Juan Alberto Martens Molas, a professor of criminology at Paraguay’s National University of Pilar in Paraguay, also explained that institutional and security problems in Paraguay had opened the door to the PCC’s expansion and consolidation there.
As he pointed out, Paraguay’s illegal economy corresponds to about 39 percent of the country’s legitimate GDP, especially through lucrative criminal economies such as smuggling, arms trafficking and drug trafficking. Coupled with a weak response from authorities and a soaring prison population, the country has become an ideal breeding ground for the PCC.

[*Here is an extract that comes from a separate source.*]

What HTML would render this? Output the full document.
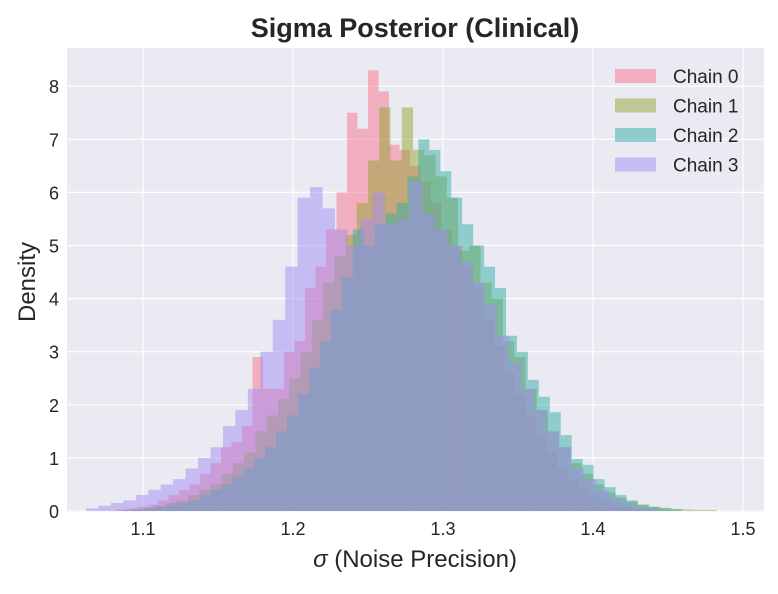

InSight Crime’s co-director, Steven Dudley, described the PCC as “a very eclectic criminal group” before mentioning several points which has made Paraguay ideal for the PCC’s expansion. Firstly, the country has a history of criminal groups accumulating power, acting as companies and even leading to entire political structures being based around criminal economies, especially the cultivation and production of marijuana or cigarette smuggling.
Secondly, there is real institutional weakness due to the involvement of politicians and authorities in criminal economies. These ties mean that elected officials have no interest in strengthening judicial systems, prisons, or the police, the very institutions needed to fight the PCC, instead leaving them intentionally weakened.
And thirdly, the state of Paraguay’s prisons means that they are fertile ground for the PCC, whose recruitment is anchored by its presence in prisons. “Paraguay has turned to mass incarceration, with a prison population which leapt from around 3,000 in 2000 to around 13,000 in 2019,” explained Dudley.
Another question raised at the debate is whether the PCC could now expand further, specifically into Argentina. Being a top cocaine consumer, Argentina would seem to be a prime target for the PCC.
Carolina Sampó, coordinator for the Center for Transnational Organized Crime (Centro de Estudios Sobre Crimen Organizado Transnacional — CeCOT) at the University of La Plata, Argentina, told the conference that the PCC is unlikely to see Argentina as its next frontier.
“Argentina has a very high rate of drug use but this does not mean that it is an interesting country for international criminal organizations because it is still a relatively small market,” said Sampó.
She added that its criminal context is quite different to its neighbors since drug trafficking is dominated by clans focused on local distribution and not on international trafficking. There have been exceptions such as the Loza and Castedo clans, according to Sampó, who had international distribution routes but microtrafficking for domestic consumption remains the norm.
“There are several elements inhibiting the PCC from coming to Argentina: the country is not a drug producer, the state has more control over prisons than in other countries and this is reflected in the levels of violence on the streets.”